It was the middle of July when I first received this particular three-year IRS audit – a case in which virtually every line item on the tax return was being questioned: Wages, Withholding, Energy Credit, Filing Status, Dependent Exemptions, Child Care Credit, Child Tax Credit, Mortgage Interest, Mortgage Insurance, and Contributions.
Upon reaching out to the member to discuss his case, he shared with me that, in November of 2012, his brother had fallen on hard times and, in response, he had taken in all of his brother’s children: one niece and two nephews. He and his mother took care of them while his brother and his brother’s wife worked on putting their lives back together.
I immediately got to work, going down my list of usual questions: Can I get a copy of your W2’s to prove your income and withholding? Can I get the children’s birth certificates and the birth certificates of you and your brother so I can prove the relationship? Can I get a letter from your pastor, the children’s school, or the children’s doctor to reflect their residency? Do you have proof that you have made the mortgage payments for the home that it is in your mother’s name and you have a beneficial interest in? Can I get the receipt from the daycare provider? Do you have proof of the cash contributions you made to your church?
The member did his best to prove his case; however, the birth certificate he sent did not reflect that he was related to the children’s father. We discussed getting a DNA test, but the cost was fairly expensive – so, we agreed to hold off while he looked into finding a DNA test that was on the more affordable side.
In the meantime, he was able to provide a letter from the children’s pastor at the church that they attended on Sundays with their parents. This letter stated: “I can verify that the children stayed with the member at his address from November of 2012 until December of 2015 as their parents were not working and he actually took the kids in and did a great job providing for each of them.” He also shared a handwritten letter from the daycare provider which stated that the children lived with him for the same period of time and noted that “he is a great male figure in their lives and did a great thing by taking care of the kids in that difficult time period.” The member also submitted bank statements proving he was making the mortgage payments along with proof that he did, indeed, live at that particular address.
While the member was busy sifting through and sending me stacks of documents, I contacted the IRS to request an extension on the case. Unfortunately, I had called a little too late; exam reports had already been issued for all three years, which showed that the IRS had disallowed all of the member’s income, withholding, credits, and exemptions for the children, leaving him with a balance due of over $30,000.
After review of these reports, I followed up with the member and explained to him that, without the DNA results that would prove the relationship to his brother, it would be unlikely that he would get the Child Tax Credits and Child Care Credit. However, in the meantime, I told him I would send his bank statements to the IRS that proved his support of his niece and nephews.

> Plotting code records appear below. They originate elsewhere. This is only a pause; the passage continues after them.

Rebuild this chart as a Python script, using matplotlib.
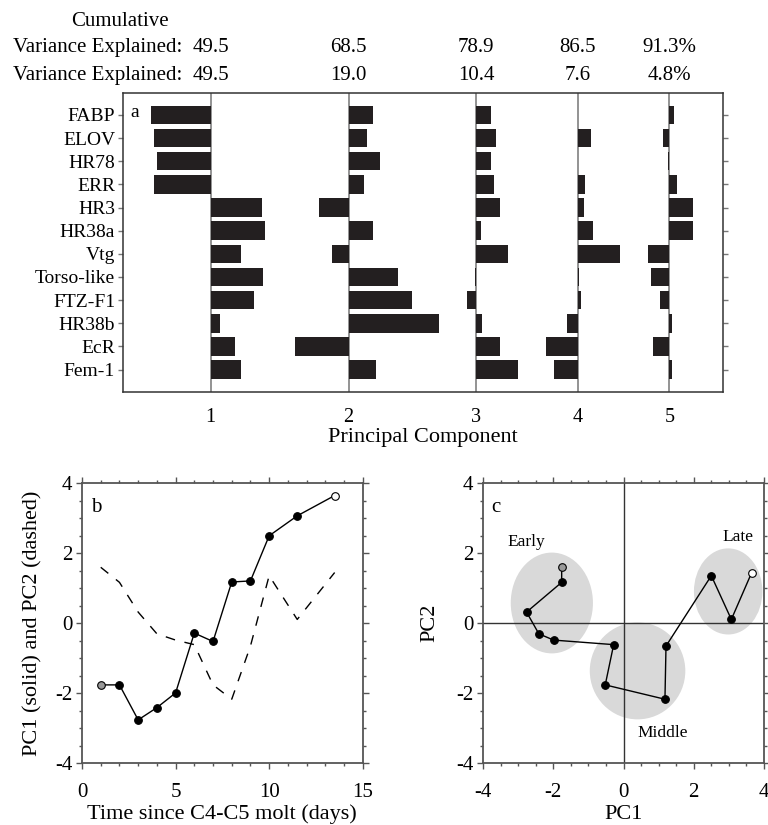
import matplotlib.pyplot as plt
import matplotlib.transforms as mtransforms
from matplotlib.patches import Ellipse
from matplotlib.ticker import MultipleLocator

plt.rcParams['font.family'] = ['Liberation Serif', 'DejaVu Serif']
plt.rcParams['axes.unicode_minus'] = False

# ---- data ----
genes = ['FABP', 'ELOV', 'HR78', 'ERR', 'HR3', 'HR38a', 'Vtg',
         'Torso-like', 'FTZ-F1', 'HR38b', 'EcR', 'Fem-1']
load_pc1 = [-0.40, -0.38, -0.36, -0.38, 0.34, 0.36, 0.20, 0.35, 0.29, 0.06, 0.16, 0.20]
load_pc2 = [0.16, 0.12, 0.21, 0.10, -0.20, 0.16, -0.11, 0.33, 0.42, 0.60, -0.36, 0.18]
load_pc3 = [0.10, 0.13, 0.10, 0.12, 0.16, 0.03, 0.21, -0.01, -0.06, 0.04, 0.16, 0.28]
load_pc4 = [0.003, 0.09, -0.003, 0.05, 0.04, 0.10, 0.28, 0.01, 0.02, -0.07, -0.21, -0.16]
load_pc5 = [0.03, -0.04, -0.01, 0.05, 0.16, 0.16, -0.14, -0.12, -0.06, 0.02, -0.11, 0.02]
pc_names = ['1', '2', '3', '4', '5']

cum_var = [49.5, 68.5, 78.9, 86.5, 91.3]
var_exp = [49.5, 19.0, 10.4, 7.6, 4.8]

days = [1, 2, 3, 4, 5, 6, 7, 8, 9, 10, 11.5, 13.5]
pc1_score = [-1.76, -1.76, -2.76, -2.41, -1.99, -0.28, -0.52, 1.18, 1.21, 2.50, 3.07, 3.65]
pc2_score = [1.60, 1.17, 0.32, -0.30, -0.48, -0.61, -1.76, -2.17, -0.65, 1.36, 0.11, 1.45]

group_names = ['Early', 'Middle', 'Late']
group_center = [(-2.04, 0.58), (0.40, -1.36), (2.98, 0.91)]
group_size = [(2.34, 2.88), (2.72, 2.77), (1.95, 2.46)]
group_label_xy = [(-2.76, 2.21), (1.12, -3.26), (3.26, 2.36)]

# column baselines of panel a (same units as loadings)
col_left = [0, 0.919, 1.770, 2.448, 3.057]

BAR = '#231f20'
SPINE = '#555555'

fig = plt.figure(figsize=(7.68, 8.25), dpi=100)

# ---- panel a ----
ax = fig.add_axes([0.1598, 0.5245, 0.782, 0.3632])
rows = list(range(len(genes)))
for left, load in zip(col_left, [load_pc1, load_pc2, load_pc3, load_pc4, load_pc5]):
    ax.axvline(left, color='#808080', lw=1.2, zorder=1)
    ax.barh(rows, load, left=left, height=0.8, color=BAR, zorder=2)
ax.set_xlim(-0.587, 3.417)
ax.set_ylim(11.98, -0.96)
ax.set_yticks(rows)
ax.set_yticklabels(genes, fontsize=14)
ax.set_xticks(col_left)
ax.set_xticklabels(pc_names, fontsize=14.5)
ax.tick_params(axis='y', direction='out', length=3.5, width=1, color='#777777',
               right=True, pad=2)
ax.tick_params(axis='x', length=0, pad=11)
ax.set_xlabel('Principal Component', fontsize=16, labelpad=1)
for s in ax.spines.values():
    s.set_color('#333333')
    s.set_linewidth(1.1)
ax.text(0.012, 0.92, 'a', transform=ax.transAxes, fontsize=14, va='baseline', ha='left')

# header with explained variance
trans = mtransforms.blended_transform_factory(ax.transData, fig.transFigure)
fig.text(0.156, 0.9685, 'Cumulative', fontsize=15, ha='center', va='baseline')
fig.text(0.237, 0.9373, 'Variance Explained:', fontsize=15, ha='right', va='baseline')
fig.text(0.237, 0.903, 'Variance Explained:', fontsize=15, ha='right', va='baseline')
for i, left in enumerate(col_left):
    suffix = '%' if i == len(col_left) - 1 else ''
    ax.text(left, 0.9373, f'{cum_var[i]:.1f}{suffix}', transform=trans,
            fontsize=15, ha='center', va='baseline')
    ax.text(left, 0.903, f'{var_exp[i]:.1f}{suffix}', transform=trans,
            fontsize=15, ha='center', va='baseline')


def style_axes(a):
    for s in a.spines.values():
        s.set_color(SPINE)
        s.set_linewidth(1.3)
    a.tick_params(which='both', direction='out', top=True, right=True,
                  color=SPINE, width=1, labelsize=15)
    a.tick_params(which='major', length=4)
    a.tick_params(which='minor', length=2.2)
    a.tick_params(axis='x', which='major', pad=10)
    a.tick_params(axis='y', which='major', pad=3)


def draw_points(a, x, y):
    a.plot(x, y, color='black', lw=1, zorder=3)
    a.plot(x[1:-1], y[1:-1], 'o', ms=5.5, mfc='black', mec='black', mew=0.8, zorder=4)
    a.plot(x[:1], y[:1], 'o', ms=5.5, mfc='#999999', mec='black', mew=0.8, zorder=4)
    a.plot(x[-1:], y[-1:], 'o', ms=5.5, mfc='white', mec='black', mew=0.8, zorder=4)


# ---- panel b ----
axb = fig.add_axes([0.1068, 0.0748, 0.3655, 0.3394])
axb.plot(days, pc2_score, color='black', lw=1, dashes=(7, 7), zorder=2)
draw_points(axb, days, pc1_score)
axb.set_xlim(0, 15)
axb.set_ylim(-4, 4)
axb.xaxis.set_major_locator(MultipleLocator(5))
axb.xaxis.set_minor_locator(MultipleLocator(1))
axb.yaxis.set_major_locator(MultipleLocator(2))
axb.yaxis.set_minor_locator(MultipleLocator(0.5))
style_axes(axb)
axb.set_xlabel('Time since C4-C5 molt (days)', fontsize=16, labelpad=2)
axb.set_ylabel('PC1 (solid) and PC2 (dashed)', fontsize=16, labelpad=9)
axb.text(0.05, 0.899, 'b', transform=axb.transAxes, fontsize=15, ha='center', va='baseline')

# ---- panel c ----
axc = fig.add_axes([0.6289, 0.0748, 0.3659, 0.3394])
for (cx, cy), (w, h) in zip(group_center, group_size):
    axc.add_patch(Ellipse((cx, cy), w, h, facecolor='#d9d9d9', edgecolor='none', zorder=1))
for name, (tx, ty) in zip(group_names, group_label_xy):
    axc.text(tx, ty, name, fontsize=12.5, ha='center', va='baseline')
axc.axhline(0, color='#333333', lw=1, zorder=2)
axc.axvline(0, color='#333333', lw=1, zorder=2)
draw_points(axc, pc1_score, pc2_score)
axc.set_xlim(-4, 4)
axc.set_ylim(-4, 4)
axc.xaxis.set_major_locator(MultipleLocator(2))
axc.xaxis.set_minor_locator(MultipleLocator(0.5))
axc.yaxis.set_major_locator(MultipleLocator(2))
axc.yaxis.set_minor_locator(MultipleLocator(0.5))
style_axes(axc)
axc.set_xlabel('PC1', fontsize=16, labelpad=2)
axc.set_ylabel('PC2', fontsize=16, labelpad=12)
axc.text(0.047, 0.899, 'c', transform=axc.transAxes, fontsize=15, ha='center', va='baseline')

fig.savefig('out.png', dpi=100)
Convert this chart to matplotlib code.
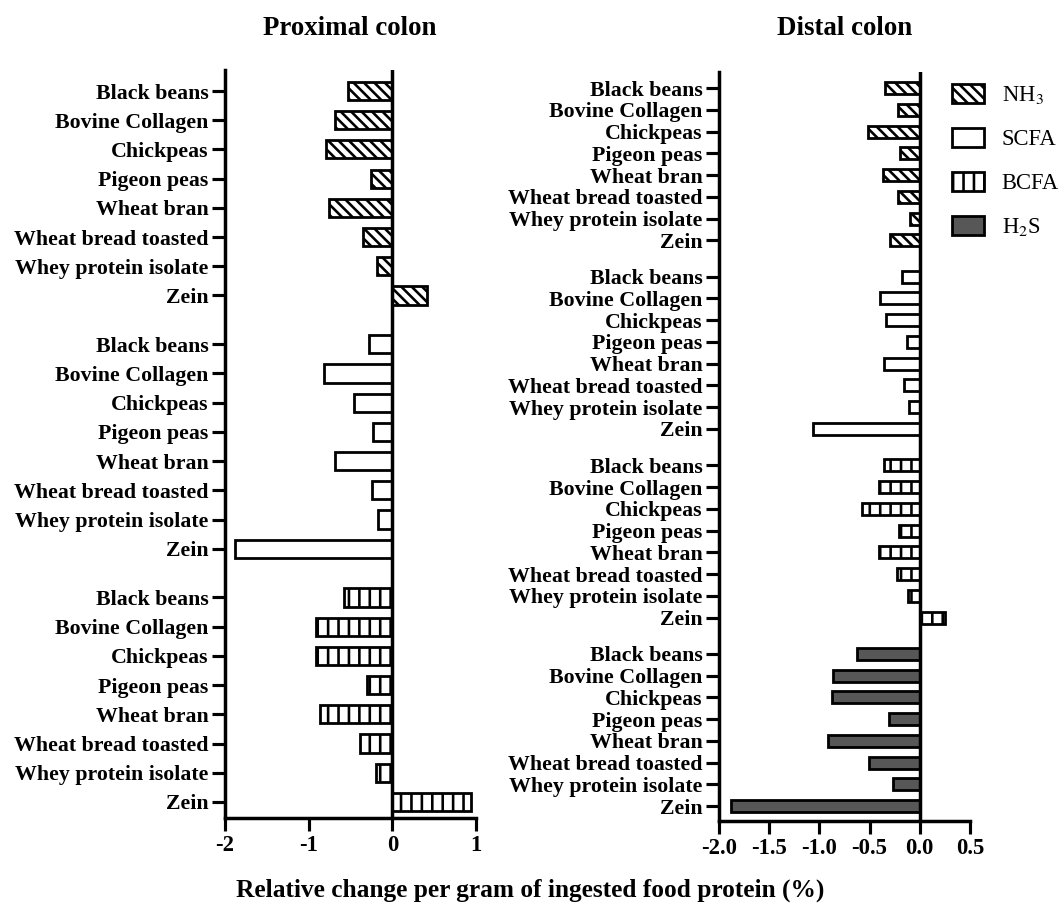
#!/usr/bin/env python
"""
plot.py
Relative change of fermentation metabolites per gram of ingested food protein,
proximal vs distal colon (horizontal bar panels, hatched by metabolite).
"""

import numpy as np
import matplotlib
matplotlib.use("Agg")
import matplotlib.pyplot as plt
from matplotlib.patches import Patch

plt.rcParams["font.family"] = ["Liberation Serif", "DejaVu Serif"]
plt.rcParams["mathtext.fontset"] = "stix"
plt.rcParams["axes.unicode_minus"] = False
plt.rcParams["hatch.linewidth"] = 1.5

FOODS = ["Black beans", "Bovine Collagen", "Chickpeas", "Pigeon peas",
         "Wheat bran", "Wheat bread toasted", "Whey protein isolate", "Zein"]

# proximal colon
prox_nh3  = [-0.53, -0.68, -0.79, -0.26, -0.76, -0.35, -0.18, 0.41]
prox_scfa = [-0.28, -0.82, -0.46, -0.23, -0.68, -0.24, -0.17, -1.88]
prox_bcfa = [-0.58, -0.91, -0.91, -0.30, -0.86, -0.39, -0.20, 0.94]

# distal colon
dist_nh3  = [-0.35, -0.22, -0.52, -0.20, -0.37, -0.22, -0.10, -0.30]
dist_scfa = [-0.18, -0.40, -0.34, -0.13, -0.36, -0.16, -0.11, -1.06]
dist_bcfa = [-0.36, -0.41, -0.58, -0.21, -0.41, -0.23, -0.12, 0.25]
dist_h2s  = [-0.63, -0.86, -0.87, -0.31, -0.91, -0.51, -0.27, -1.88]

# metabolite -> (legend label, face colour, hatch)
STYLES = {
    "NH3":  (r"NH$_3$", "white",   "\\\\\\\\"),
    "SCFA": ("SCFA",    "white",   ""),
    "BCFA": ("BCFA",    "white",   "||"),
    "H2S":  (r"H$_2$S", "#575757", ""),
}

GAP = 0.67  # extra space between metabolite groups (in bar slots)


def draw_panel(ax, groups, bar_h, xlim, xticks, xticklabels, ylim):
    yticks, ylabels = [], []
    for g, (key, vals) in enumerate(groups):
        _, fc, hatch = STYLES[key]
        y = np.arange(len(FOODS)) + g * (len(FOODS) + GAP)
        ax.barh(y, vals, height=bar_h, color=fc, edgecolor="black",
                linewidth=1.6, hatch=hatch)
        yticks += list(y)
        ylabels += FOODS

    ax.axvline(0, color="black", lw=2.0, zorder=5)
    ax.set_yticks(yticks)
    ax.set_yticklabels(ylabels, fontweight="bold", fontsize=12.6)
    ax.set_xlim(*xlim)
    ax.set_xticks(xticks)
    ax.set_xticklabels(xticklabels, fontweight="bold", fontsize=13)
    ax.set_ylim(*ylim)

    for side in ("top", "right"):
        ax.spines[side].set_visible(False)
    for side in ("left", "bottom"):
        ax.spines[side].set_linewidth(2.0)
    ax.tick_params(axis="both", direction="out", length=7.5, width=1.8, pad=2)


def main():
    fig = plt.figure(figsize=(1063 / 125, 909 / 125), dpi=125)

    ax1 = fig.add_axes([0.2117, 0.1001, 0.2361, 0.8229])
    draw_panel(ax1, [("NH3", prox_nh3), ("SCFA", prox_scfa), ("BCFA", prox_bcfa)],
               bar_h=0.62, xlim=(-2, 1), xticks=[-2, -1, 0, 1],
               xticklabels=["-2", "-1", "0", "1"], ylim=(24.89, -0.72))

    ax2 = fig.add_axes([0.6764, 0.0968, 0.2361, 0.8240])
    draw_panel(ax2, [("NH3", dist_nh3), ("SCFA", dist_scfa),
                     ("BCFA", dist_bcfa), ("H2S", dist_h2s)],
               bar_h=0.55, xlim=(-2, 0.5),
               xticks=[-2.0, -1.5, -1.0, -0.5, 0.0, 0.5],
               xticklabels=["-2.0", "-1.5", "-1.0", "-0.5", "0.0", "0.5"],
               ylim=(33.69, -0.74))

    handles = [Patch(facecolor=fc, edgecolor="black", linewidth=1.6, hatch=h, label=lab)
               for lab, fc, h in STYLES.values()]
    fig.legend(handles=handles, loc="upper left",
               bbox_to_anchor=(952 / 1063, 1 - 84 / 909), frameon=False,
               fontsize=13, handlelength=1.4, handleheight=0.95,
               labelspacing=0.95, handletextpad=0.8, borderpad=0,
               borderaxespad=0)

    # panel titles sit on a common baseline above both axes
    fig.text(350 / 1063, 1 - 35 / 909, "Proximal colon", ha="center",
             va="baseline", fontweight="bold", fontsize=15.5)
    fig.text(845 / 1063, 1 - 35 / 909, "Distal colon", ha="center",
             va="baseline", fontweight="bold", fontsize=15.5)
    fig.text(530 / 1063, 1 - 890 / 909,
             "Relative change per gram of ingested food protein (%)",
             ha="center", va="center", fontweight="bold", fontsize=14.6)

    fig.savefig("out.png", dpi=125)
    plt.close(fig)


if __name__ == "__main__":
    main()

In my response letter to the IRS, I went into detail about his story. I explained that he lived with his mother, that his brother and wife had fallen on bad times, and that he had taken the children in. I explained that the birth certificates did not reflect the brother’s relationship, but that we were working on DNA test to prove the relationship. I also included a tax code citation regarding equitable ownership in the home to support the allowance of the mortgage deduction and, for purposes of support for the children, I provided the Fair Rental Value of the home from a real estate valuation website. I explained to the IRS that the taxpayer had inadvertently claimed his homeowner’s insurance for the mortgage insurance premium deduction, and that we were not submitting any receipts for the residential energy credit at this time.
After shipping our response off to the IRS, I cautioned the taxpayer about the “worst case scenario” and told him that, if we were lucky to hold onto the children as “other dependents,” we might be able to cut his tax bill in half. The member said he was very grateful for all of the work, noting that he had just had his first child and was overwhelmed with the day-to-day work involved in taking care of his newborn son. This was in August.
On Monday, October 10, 2016, three pieces of mail were delivered to my desk. Each letter was regarding the member – one for each tax year. I was so worried about what the letters would say that I set them aside for a few minutes while I got on the phone with another member. A second or two after I hung up, my phone rang. It was the member!
He asked if I had gotten the letters from the IRS. I told him I had, but that I hadn’t looked at them yet. He then asked if the letters actually meant what they said. I gingerly opened the mail while he waited on the line. Lo and behold, each of these three letters reflected a zero balance due. Before getting too excited, I quickly got online to do a quick verification and, indeed, the letters showed the truth: that the cases were closed. The member could not have been happier. I have never heard someone jump for joy, but that is exactly what he was doing.
This was the best ending for someone who had done such a good deed for a family member. Here at TaxAudit.com, we get to make a difference in the lives of our members every single day, and I am so grateful to have had the opportunity to play a role in this particular member’s success and to help provide peace of mind to a man who was so deserving of it.